En la ciudad de Santa Fe tampoco a los constituyentes los aguardaban comodidades y mucho menos placeres. En una ciudad de seis mil habitantes no había hoteles, ni salones distinguidos, ni restaurant selectos. Tampoco los sueldos eran generosos y en más de un caso llegaban atrasados o directamente no llegaban.

Los constituyentes eran mayoritariamente abogados y sacerdotes. No todos pensaban lo mismo y en algunos temas, como el religioso por ejemplo, su antagonismo era profundo, pero en todos estaba presente la certeza de que vivían un tiempo histórico, que estaban haciendo patria y que más allá de dificultades, incomodidades y disidencias debían estar a la altura de las circunstancias.

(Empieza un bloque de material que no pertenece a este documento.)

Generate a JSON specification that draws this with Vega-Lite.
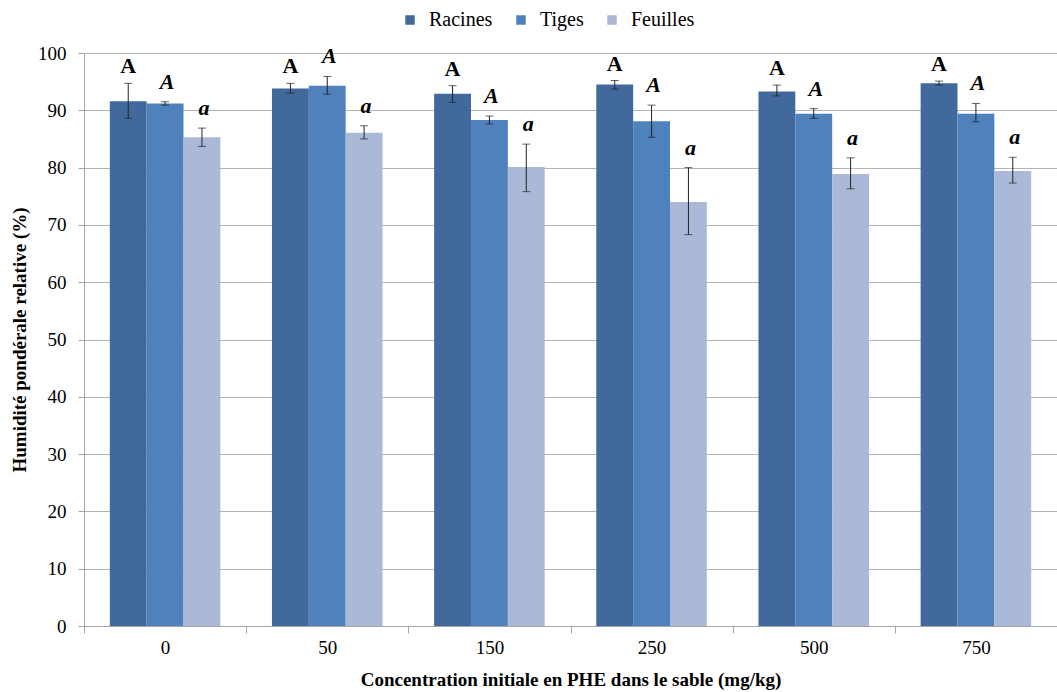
{
  "$schema": "https://vega.github.io/schema/vega-lite/v6.json",
  "autosize": "none",
  "width": 973,
  "height": 573,
  "padding": {"left": 84, "top": 53, "right": 0, "bottom": 66},
  "background": "white",
  "config": {
    "font": "Liberation Serif",
    "view": {"stroke": null},
    "axis": {"labelFont": "Liberation Serif", "titleFont": "Liberation Serif", "labelColor": "#000", "titleColor": "#000"},
    "legend": {"labelFont": "Liberation Serif"},
    "text": {"font": "Liberation Serif"}
  },
  "data": {"values": [
    {"c": "0", "s": "Racines", "v": 91.6, "lo": 88.6, "hi": 94.7, "lab": "A"},
    {"c": "0", "s": "Tiges", "v": 91.2, "lo": 90.9, "hi": 91.5, "lab": "A"},
    {"c": "0", "s": "Feuilles", "v": 85.3, "lo": 83.7, "hi": 86.9, "lab": "a"},
    {"c": "50", "s": "Racines", "v": 93.8, "lo": 93.0, "hi": 94.7, "lab": "A"},
    {"c": "50", "s": "Tiges", "v": 94.3, "lo": 92.8, "hi": 95.9, "lab": "A"},
    {"c": "50", "s": "Feuilles", "v": 86.1, "lo": 85.0, "hi": 87.3, "lab": "a"},
    {"c": "150", "s": "Racines", "v": 92.9, "lo": 91.4, "hi": 94.3, "lab": "A"},
    {"c": "150", "s": "Tiges", "v": 88.3, "lo": 87.6, "hi": 89.0, "lab": "A"},
    {"c": "150", "s": "Feuilles", "v": 80.1, "lo": 75.8, "hi": 84.1, "lab": "a"},
    {"c": "250", "s": "Racines", "v": 94.5, "lo": 93.7, "hi": 95.2, "lab": "A"},
    {"c": "250", "s": "Tiges", "v": 88.1, "lo": 85.3, "hi": 90.9, "lab": "A"},
    {"c": "250", "s": "Feuilles", "v": 74.0, "lo": 68.3, "hi": 80.0, "lab": "a"},
    {"c": "500", "s": "Racines", "v": 93.3, "lo": 92.5, "hi": 94.4, "lab": "A"},
    {"c": "500", "s": "Tiges", "v": 89.4, "lo": 88.6, "hi": 90.3, "lab": "A"},
    {"c": "500", "s": "Feuilles", "v": 78.9, "lo": 76.3, "hi": 81.7, "lab": "a"},
    {"c": "750", "s": "Racines", "v": 94.7, "lo": 94.4, "hi": 95.1, "lab": "A"},
    {"c": "750", "s": "Tiges", "v": 89.4, "lo": 88.0, "hi": 91.2, "lab": "A"},
    {"c": "750", "s": "Feuilles", "v": 79.4, "lo": 77.3, "hi": 81.8, "lab": "a"}
  ]},
  "encoding": {
    "x": {
      "field": "c", "type": "ordinal",
      "sort": ["0", "50", "150", "250", "500", "750"],
      "scale": {"paddingInner": 0, "paddingOuter": 0},
      "axis": {
        "title": "Concentration initiale en PHE dans le sable (mg/kg)",
        "titleFont": "Liberation Serif",
        "titleFontSize": 19, "titleFontWeight": "bold",
        "titleBaseline": "alphabetic", "titleY": 59,
        "labelFont": "Liberation Serif",
        "labelAngle": 0, "labelFontSize": 19, "labelPadding": 5,
        "tickBand": "extent", "tickSize": 7, "tickColor": "#A6A6A6",
        "domainColor": "#A6A6A6", "grid": false
      }
    },
    "xOffset": {
      "field": "s", "type": "nominal",
      "sort": ["Racines", "Tiges", "Feuilles"],
      "scale": {"paddingInner": 0, "paddingOuter": 0.7}
    }
  },
  "layer": [
    {
      "mark": {"type": "bar"},
      "encoding": {
        "y": {
          "field": "v", "type": "quantitative",
          "scale": {"domain": [0, 100], "nice": false},
          "axis": {
            "title": "Humidité pondérale relative (%)",
            "titleFont": "Liberation Serif",
            "titleFontSize": 19, "titleFontWeight": "bold",
            "titleBaseline": "alphabetic", "titleX": -59,
            "values": [0, 10, 20, 30, 40, 50, 60, 70, 80, 90, 100],
            "labelFont": "Liberation Serif",
            "labelFontSize": 19, "labelPadding": 12,
            "tickSize": 6, "tickColor": "#A6A6A6",
            "domainColor": "#A6A6A6",
            "grid": true, "gridColor": "#B4B4B4"
          }
        },
        "color": {
          "field": "s", "type": "nominal",
          "scale": {"domain": ["Racines", "Tiges", "Feuilles"], "range": ["#41699B", "#4F81BD", "#AAB9D7"]},
          "legend": {
            "title": null, "orient": "none", "direction": "horizontal",
            "legendX": 316, "legendY": -43,
            "symbolType": "square", "symbolSize": 90, "symbolStrokeWidth": 0,
            "labelFont": "Liberation Serif", "labelFontSize": 20, "labelColor": "#000",
            "labelOffset": 9, "columnPadding": 18
          }
        }
      }
    },
    {
      "mark": {"type": "rule", "color": "#222", "strokeWidth": 1},
      "encoding": {
        "y": {"field": "lo", "type": "quantitative"},
        "y2": {"field": "hi"}
      }
    },
    {
      "mark": {"type": "tick", "color": "#222", "thickness": 1, "size": 8},
      "encoding": {"y": {"field": "lo", "type": "quantitative"}}
    },
    {
      "mark": {"type": "tick", "color": "#222", "thickness": 1, "size": 8},
      "encoding": {"y": {"field": "hi", "type": "quantitative"}}
    },
    {
      "transform": [{"filter": "datum.s === 'Racines'"}],
      "mark": {"type": "text", "font": "Liberation Serif", "fontSize": 22, "fontWeight": "bold", "baseline": "alphabetic", "dy": -10, "color": "#000"},
      "encoding": {"y": {"field": "hi", "type": "quantitative"}, "text": {"field": "lab"}}
    },
    {
      "transform": [{"filter": "datum.s !== 'Racines'"}],
      "mark": {"type": "text", "font": "Liberation Serif", "fontSize": 22, "fontWeight": "bold", "fontStyle": "italic", "baseline": "alphabetic", "dy": -13, "dx": 2, "color": "#000"},
      "encoding": {"y": {"field": "hi", "type": "quantitative"}, "text": {"field": "lab"}}
    }
  ]
}
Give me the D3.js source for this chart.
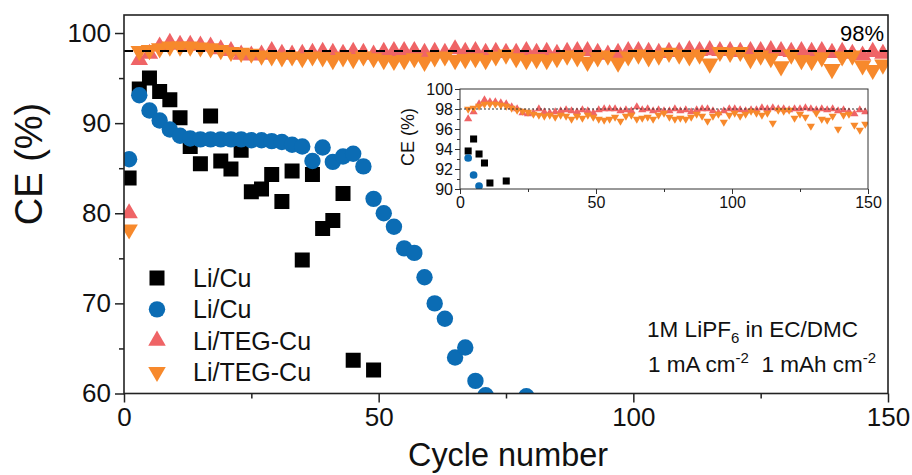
<!DOCTYPE html>
<html>
<head>
<meta charset="utf-8">
<script src="https://cdn.jsdelivr.net/npm/d3@7"></script>
<style>
  html, body { margin: 0; padding: 0; background: #ffffff; }
  svg { display: block; font-family: "Liberation Sans", Arial, sans-serif; }
</style>
</head>
<body>
<svg id="chart" width="912" height="475"></svg>
<script>
// ---------------- DATA ----------------
const xTicks = [0, 50, 100, 150];
const yTicks = [60, 70, 80, 90, 100];
const insetYTicks = [90, 92, 94, 96, 98, 100];
const seriesNames = ["Li/Cu", "Li/Cu", "Li/TEG-Cu", "Li/TEG-Cu"];
const refLine = 98;

const liCuSqCycles = [1,3,5,7,9,11,13,15,17,19,21,23,25,27,29,31,33,35,37,39,41,43,45,49];
const liCuSqCE     = [83.9,93.8,95.0,93.5,92.6,90.6,87.4,85.5,90.8,85.8,84.9,87.0,82.4,82.7,84.3,81.3,84.7,74.8,84.3,78.3,79.2,82.2,63.7,62.6];

const liCuCircCycles = [1,3,5,7,9,11,13,15,17,19,21,23,25,27,29,31,33,35,37,39,41,43,45,47,49,51,53,55,57,59,61,63,65,67,69,71,79];
const liCuCircCE     = [86.0,93.1,91.4,90.3,89.3,88.6,88.3,88.2,88.2,88.2,88.2,88.2,88.1,88.1,88.0,87.9,87.6,87.4,85.8,87.3,85.7,86.3,86.6,85.2,81.6,80.0,78.5,76.1,75.6,72.9,70.0,68.3,64.0,65.1,61.4,59.8,59.7];

const tegCycles = [1,3,5,7,9,11,13,15,17,19,21,23,25,27,29,31,33,35,37,39,41,43,45,47,49,51,53,55,57,59,61,63,65,67,69,71,73,75,77,79,81,83,85,87,89,91,93,95,97,99,101,103,105,107,109,111,113,115,117,119,121,123,125,127,129,131,133,135,137,139,141,143,145,147,149];
const tegUpCE = [80.0,97.0,97.7,98.5,98.9,98.7,98.7,98.6,98.5,98.2,98.0,97.6,97.5,97.6,98.0,97.7,97.6,97.7,97.8,97.9,97.8,97.7,97.9,97.8,97.6,97.9,98.0,98.0,98.0,97.8,97.9,97.8,98.2,97.9,98.0,97.8,97.9,97.8,97.8,98.0,97.8,97.9,97.7,97.9,98.0,98.0,97.8,97.6,97.8,98.0,98.0,97.9,97.8,97.9,97.9,98.1,98.0,98.1,98.0,98.0,97.9,98.0,98.0,98.1,98.0,97.9,98.0,97.9,98.0,97.8,97.9,97.7,97.5,97.9,97.7];
const tegDownCE = [78.2,98.0,98.1,98.3,98.5,98.5,98.5,98.4,98.3,98.1,97.9,97.8,97.7,97.5,97.4,97.3,97.4,97.2,97.4,97.3,97.0,97.3,97.1,97.4,97.2,97.0,96.9,97.0,97.2,96.8,97.3,97.4,97.0,97.1,97.2,97.0,97.4,97.6,97.2,97.0,97.1,97.0,97.2,97.5,97.3,96.8,97.3,97.5,96.7,97.4,97.6,97.3,97.5,97.8,97.6,97.4,97.6,96.6,97.9,97.8,97.9,97.1,97.5,97.2,96.3,97.6,97.0,96.9,97.3,96.0,97.4,97.5,96.4,95.9,96.5];

// ---------------- SETUP ----------------
const COLORS = { black: "#000000", blue: "#0b6cb4", pink: "#ef6466", orange: "#f7892c", axis: "#222222" };
const svg = d3.select("#chart");
const FONT = "'Liberation Sans', Arial, sans-serif";

const main = { left: 124, right: 888, top: 15, bottom: 393.5 };
const x = d3.scaleLinear().domain([0, 150]).range([main.left, main.right]);
const y = d3.scaleLinear().domain([60, 102]).range([main.bottom, main.top]);

const ins = { left: 460, right: 868, top: 89, bottom: 189 };
const xi = d3.scaleLinear().domain([0, 150]).range([ins.left, ins.right]);
const yi = d3.scaleLinear().domain([90, 100]).range([ins.bottom, ins.top]);

const zip = (xs, ys) => xs.map((c, i) => ({ c, v: ys[i] }));
const dSq = zip(liCuSqCycles, liCuSqCE);
const dCi = zip(liCuCircCycles, liCuCircCE);
const dUp = zip(tegCycles, tegUpCE);
const dDn = zip(tegCycles, tegDownCE);

const defs = svg.append("defs");
defs.append("clipPath").attr("id", "clipMain").append("rect")
  .attr("x", main.left).attr("y", main.top)
  .attr("width", main.right - main.left).attr("height", main.bottom - main.top);
defs.append("clipPath").attr("id", "clipIns").append("rect")
  .attr("x", ins.left).attr("y", ins.top)
  .attr("width", ins.right - ins.left).attr("height", ins.bottom - ins.top);

function triSize(side) { return side * side * Math.sqrt(3) / 4; }

function drawSeries(g, sx, sy, scale) {
  const sq = scale * 15, r = scale * 8.2, tri = scale * 17.5;
  g.append("g").selectAll("path").data(dSq).join("path")
    .attr("d", d3.symbol().type(d3.symbolSquare).size(sq * sq))
    .attr("transform", d => `translate(${sx(d.c)},${sy(d.v)})`)
    .attr("fill", COLORS.black);
  g.append("g").selectAll("circle").data(dCi).join("circle")
    .attr("cx", d => sx(d.c)).attr("cy", d => sy(d.v)).attr("r", r)
    .attr("fill", COLORS.blue);
  g.append("g").selectAll("path").data(dUp).join("path")
    .attr("d", d3.symbol().type(d3.symbolTriangle).size(triSize(tri)))
    .attr("transform", d => `translate(${sx(d.c)},${sy(d.v)})`)
    .attr("fill", COLORS.pink);
  g.append("g").selectAll("path").data(dDn).join("path")
    .attr("d", d3.symbol().type(d3.symbolTriangle).size(triSize(tri)))
    .attr("transform", d => `translate(${sx(d.c)},${sy(d.v)}) rotate(180)`)
    .attr("fill", COLORS.orange);
}

// ---------------- MAIN PLOT ----------------
const gMainData = svg.append("g").attr("clip-path", "url(#clipMain)");
drawSeries(gMainData, x, y, 1);

// reference line
svg.append("line")
  .attr("x1", x(0)).attr("x2", x(150)).attr("y1", y(refLine)).attr("y2", y(refLine))
  .attr("stroke", "#000").attr("stroke-width", 2).attr("stroke-dasharray", "9,9");
svg.append("text").attr("x", 884).attr("y", 41).attr("text-anchor", "end")
  .attr("font-size", 22).attr("font-family", FONT).attr("fill", "#000").text("98%");

// axes
const xAxis = d3.axisBottom(x).tickValues(xTicks).tickSize(9).tickPadding(5).tickFormat(d3.format("d"));
const xMinor = d3.axisBottom(x).tickValues([25, 75, 125]).tickSize(5).tickFormat("");
const yAxis = d3.axisLeft(y).tickValues(yTicks).tickSize(9).tickPadding(4).tickFormat(d3.format("d"));
const yMinor = d3.axisLeft(y).tickValues([65, 75, 85, 95]).tickSize(5).tickFormat("");

function styleAxis(g, fs) {
  g.select(".domain").remove();
  g.selectAll("line").attr("stroke", COLORS.axis).attr("stroke-width", 1.5);
  g.selectAll("text").attr("font-size", fs).attr("font-family", FONT).attr("fill", "#111");
}
svg.append("g").attr("transform", `translate(0,${main.bottom})`).call(xAxis).call(g => styleAxis(g, 26));
svg.append("g").attr("transform", `translate(0,${main.bottom})`).call(xMinor).call(g => styleAxis(g, 26));
svg.append("g").attr("transform", `translate(${main.left},0)`).call(yAxis).call(g => styleAxis(g, 26));
svg.append("g").attr("transform", `translate(${main.left},0)`).call(yMinor).call(g => styleAxis(g, 26));

// frame
svg.append("rect").attr("x", main.left).attr("y", main.top)
  .attr("width", main.right - main.left).attr("height", main.bottom - main.top)
  .attr("fill", "none").attr("stroke", COLORS.axis).attr("stroke-width", 1.6);

// axis titles
svg.append("text").attr("x", 508).attr("y", 466)
  .attr("text-anchor", "middle").attr("font-size", 34).attr("font-family", FONT).attr("fill", "#111")
  .attr("textLength", 200).attr("lengthAdjust", "spacingAndGlyphs")
  .text("Cycle number");
svg.append("text").attr("transform", `translate(42,164) rotate(-90)`)
  .attr("text-anchor", "middle").attr("font-size", 38).attr("font-family", FONT).attr("fill", "#111")
  .text("CE (%)");

// legend
const legendRows = [
  { name: seriesNames[0], type: "sq" },
  { name: seriesNames[1], type: "ci" },
  { name: seriesNames[2], type: "up" },
  { name: seriesNames[3], type: "dn" }
];
const legY = d3.scalePoint().domain(d3.range(legendRows.length)).range([278, 372]);
const gLeg = svg.append("g");
legendRows.forEach((row, i) => {
  const cy = legY(i), cx = 157;
  if (row.type === "sq") {
    gLeg.append("path").attr("d", d3.symbol().type(d3.symbolSquare).size(15 * 15)())
      .attr("transform", `translate(${cx},${cy})`).attr("fill", COLORS.black);
  } else if (row.type === "ci") {
    gLeg.append("circle").attr("cx", cx).attr("cy", cy).attr("r", 8.2).attr("fill", COLORS.blue);
  } else {
    gLeg.append("path").attr("d", d3.symbol().type(d3.symbolTriangle).size(triSize(17.5))())
      .attr("transform", `translate(${cx},${cy}) rotate(${row.type === "dn" ? 180 : 0})`)
      .attr("fill", row.type === "dn" ? COLORS.orange : COLORS.pink);
  }
  gLeg.append("text").attr("x", 193).attr("y", cy + 9).attr("font-size", 25)
    .attr("font-family", FONT).attr("fill", "#111").text(row.name);
});

// annotations
const t1 = svg.append("text").attr("x", 858).attr("y", 337).attr("text-anchor", "end")
  .attr("font-size", 22.5).attr("font-family", FONT).attr("fill", "#111");
t1.append("tspan").text("1M LiPF");
t1.append("tspan").attr("dy", 6).attr("font-size", 15).text("6");
t1.append("tspan").attr("dy", -6).text("\u00a0in EC/DMC");
const t2 = svg.append("text").attr("x", 876).attr("y", 372).attr("text-anchor", "end")
  .attr("font-size", 22.5).attr("font-family", FONT).attr("fill", "#111");
t2.append("tspan").text("1 mA cm");
t2.append("tspan").attr("dy", -9).attr("font-size", 15).text("-2");
t2.append("tspan").attr("dy", 9).text("\u00a0\u00a01 mAh cm");
t2.append("tspan").attr("dy", -9).attr("font-size", 15).text("-2");

// ---------------- INSET ----------------
svg.append("rect").attr("x", 398).attr("y", 82).attr("width", 482).attr("height", 130).attr("fill", "#fff");
const gInsData = svg.append("g").attr("clip-path", "url(#clipIns)");
drawSeries(gInsData, xi, yi, 0.47);
svg.append("line")
  .attr("x1", xi(0)).attr("x2", xi(150)).attr("y1", yi(refLine)).attr("y2", yi(refLine))
  .attr("stroke", "#333").attr("stroke-width", 1).attr("stroke-dasharray", "2,2");

const xiAxis = d3.axisBottom(xi).tickValues(xTicks).tickSize(5).tickPadding(3).tickFormat(d3.format("d"));
const xiMinor = d3.axisBottom(xi).tickValues([25, 75, 125]).tickSize(3).tickFormat("");
const yiAxis = d3.axisLeft(yi).tickValues(insetYTicks).tickSize(5).tickPadding(2).tickFormat(d3.format("d"));
const yiMinor = d3.axisLeft(yi).tickValues([91, 93, 95, 97, 99]).tickSize(3).tickFormat("");
function styleInset(g) {
  g.select(".domain").remove();
  g.selectAll("line").attr("stroke", "#333").attr("stroke-width", 1);
  g.selectAll("text").attr("font-size", 16).attr("font-family", FONT).attr("fill", "#111");
}
svg.append("g").attr("transform", `translate(0,${ins.bottom})`).call(xiAxis).call(styleInset);
svg.append("g").attr("transform", `translate(0,${ins.bottom})`).call(xiMinor).call(styleInset);
svg.append("g").attr("transform", `translate(${ins.left},0)`).call(yiAxis).call(styleInset);
svg.append("g").attr("transform", `translate(${ins.left},0)`).call(yiMinor).call(styleInset);
svg.append("rect").attr("x", ins.left).attr("y", ins.top)
  .attr("width", ins.right - ins.left).attr("height", ins.bottom - ins.top)
  .attr("fill", "none").attr("stroke", "#333").attr("stroke-width", 1);
svg.append("text").attr("transform", `translate(414,137) rotate(-90)`)
  .attr("text-anchor", "middle").attr("font-size", 18).attr("font-family", FONT).attr("fill", "#111")
  .text("CE (%)");
</script>
</body>
</html>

Nuestra ciudad de calles de tierra, casas bajas, azoteas al cielo, patios profundos y arbolados acariciados por el murmullo del agua, nuestra ciudad flanqueada por ríos y acechada por “el alarido del salvaje”, como diría uno de nuestros grandes próceres provinciales, ofreció sus conventos, las residencias de sus familias más destacadas y los salones de su cabildo para que el acontecimiento histórico “constitutivo” de una Nación tenga lugar.

Durante meses intensos la convención sesionó soportando los agobiantes calores, las nubes de mosquitos, pero sobre todo las inquietantes peripecias de la política nacional. En las más difíciles condiciones sociales y políticas, los constituyentes redactaron una constitución sabia y progresista. Nunca olvidarlo: no fue un plagio, mucho menos una imitación o una copia, fue un genuino acto de creación histórica, un heroico y noble acto de creación histórica. Síntesis del pasado y programa de futuro; promesa de orden y aspiración de progreso; garantía de convivencia y voluntad de inserción en un mundo que se estaba transformando aceleradamente. Fue nuestra gran carta de presentación ante el concierto de naciones, pero al mismo tiempo afianzó un inviolable principio de legitimidad interno. Fray Mamerto Esquiú la bendijo desde Catamarca; Buenas Aires, la ausente, se sumó diez años después; unitarios y federales, los testigos de las viejas discordias, la hicieron suya y hasta las grandes disidencias armadas, como las de Felipe Varela y Chacho Peñaloza la invocaron como principio de legitimidad.

A los santafesinos nos corresponde el orgullo, el moderado pero consistente orgullo si se quiere, de sabernos herederos de esa dignísima tradición constitucional, una tradición que después de 1853 se ratificó con las reformas constitucionales de 1860, 1866, 1957 y 1994, por lo que es legítimo vaticinar que si el día de mañana la Constitución merece ser reformada (no jugar irresponsablemente con el reformismo constitucional) Santa Fe dispone todos los atributos y honores para ser una vez más la sede a la que arribarán los convencionales constituyentes de toda la nación.

“Una ciudad es para un hombre la concreción de una tabla de valores”, escribe Juani Saer. Santa Fe lo es. Una ciudad es un territorio, una compleja y laberíntica suma de tradiciones, algunos mitos y leyendas y una singular predisposición a avizorar el futuro. En nuestro caso, la tradición se confunde con la historia. El pasado nos interpela en algunos casos para que lo tengamos presente, para que no lo dejemos morir y sobre todo para que nos inspire. A no olvidarlo: Santa Fe integra junto con Cádiz y Filadelfia la “trinidad de ciudades” que fueron sede de las grandes constituciones del mundo moderno.

“Yo escribiría la historia de mi ciudad”, concluye Juani Saer.